The government decision in agreement with the Bombay High Court ruling in the 3200 crore Vodafone tax dispute case will undoubtedly bring cheers for global investors, those battling similar disputes with the Indian taxmen as also prospective India entrants.
In the same decisive breath, the government has finally and formally acknowledged the futility of needless litigation that seeks to unduly stretch hypothetical arguments beyond the boundaries of legal truths. Both developments spell great news for Indian industry and economy going forward.
For those unaware of the facts of the Vodafone case, here’s a brief account of the much-talked about dispute:
Tax authorities Vs Call center Vodafone India Services, a wholly-owned subsidiary of Vodafone Teleservices India Holding Mauritius (both companies owned by Vodafone London)
When Vodafone India issued 2,89,224 equity shares to its Mauritius-based holding company at premium of Rs 8509/- per share, tax authorities placed the arm’s length price at Rs 53,775/- per share and deemed the difference between fair market value and transacted value– Rs 45,266 per share amounting to Rs. 1309 crore – as loan and slashed Rs 88.35 crore as interest amount.
Vodafone India contended that section 92 (1) can’t be enforced since there’s no income from the equity sale. It further cited Section 2(24) (xvi), notes (i) (e) to Section 92B and 92 (2) which respectively state that:
Capital receipts are not part of income unless specifically provided for,
Only the present or future income on account of business revamp alone can be subjected to tax,
And, that the objective of ensuring against overstated losses/understated profits didn’t apply to the Vodafone equity issuance.
Vodafone moved the Bombay High court against the tax diktat which in turn instructed the Dispute Resolution Panel to decide on the matter. The Panel upheld the Assessing officer’s jurisdiction to impose Chapter X following which Vodafone again moved the Bombay High Court. The court ruled in favor of Vodafone on October 10 rightly pointing out the difference between charge of tax and measure of tax. It held that the issue of shares at a premium by Vodafone India to its non-resident holding company did not result in income from the international transaction.
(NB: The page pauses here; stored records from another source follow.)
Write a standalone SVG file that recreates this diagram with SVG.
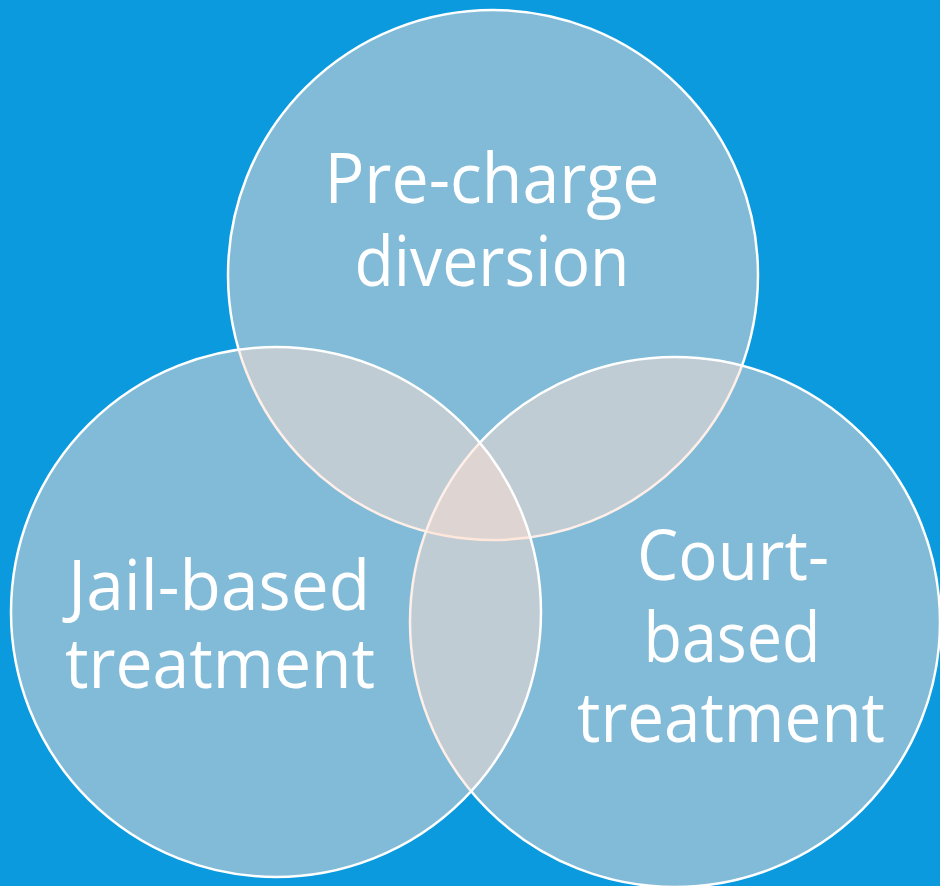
<svg xmlns="http://www.w3.org/2000/svg" width="940" height="886" viewBox="0 0 940 886">
  <style>
    .set { fill: #fedfd0; fill-opacity: 0.49; stroke: #ffffff; stroke-width: 2.5; }
    .label { font-family: "Open Sans", "Noto Sans", sans-serif; font-size: 70px; fill: #ffffff; text-anchor: middle; }
  </style>
  <rect width="940" height="886" fill="#0b9ade"/>
  <g id="pre-charge">
    <circle class="set" cx="493" cy="275" r="265"/>
  </g>
  <g id="court-based">
    <circle class="set" cx="675" cy="622" r="265"/>
  </g>
  <g id="jail-based">
    <circle class="set" cx="276" cy="612" r="265"/>
  </g>
  <g id="labels">
    <text class="label" x="492" y="203" textLength="335" lengthAdjust="spacingAndGlyphs">Pre-charge</text>
    <text class="label" x="492" y="286" textLength="275" lengthAdjust="spacingAndGlyphs">diversion</text>
    <text class="label" x="219" y="610" textLength="302" lengthAdjust="spacingAndGlyphs">Jail-based</text>
    <text class="label" x="220" y="688" textLength="310" lengthAdjust="spacingAndGlyphs">treatment</text>
    <text class="label" x="733" y="580" textLength="192" lengthAdjust="spacingAndGlyphs">Court-</text>
    <text class="label" x="732" y="662" textLength="177" lengthAdjust="spacingAndGlyphs">based</text>
    <text class="label" x="731" y="742" textLength="308" lengthAdjust="spacingAndGlyphs">treatment</text>
  </g>
</svg>
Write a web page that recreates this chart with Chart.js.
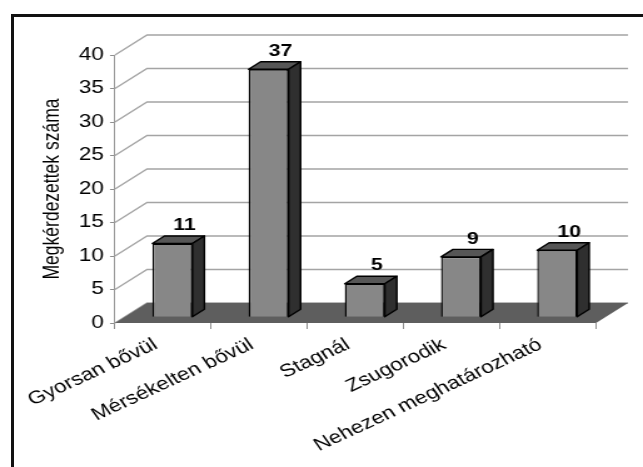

The government nod to Attorney General Mukul Rohatgi’s counsel against challenging the High Court decision has brought a conclusive end to this unduly lingering issue. It was amply evident, all along, that when a wholly owned subsidiary issues additional to its holding company, the capital inflow has no impact whatsoever on its income. And in the absence of any ensuing income, arm’s length pricing is devoid of the very coordinate plane to support its applicability. The tax authorities clearly went too far in their hypothetical arguments, whether in misconstruing the inclusivity of the income definition as per statute or taking recourse in seemingly accommodating words like ‘any income from an international transaction’, turning more wishful than wise in their desperate contention.
The Attorney General’s momentous ‘advice’ on the Vodafone case is not a brownie point for the ruling government as it is being made out to be. It’s a supremely objective opinion on a sticky issue forcibly made sentient by tax authorities all this while. No wonder, his favorite book is Ayn Rand's ‘Atlas Shrugged’: the most authoritative endorsement of the virtues of objectivism which in the context of law courts implies settlement of disputes according to objectively defined laws.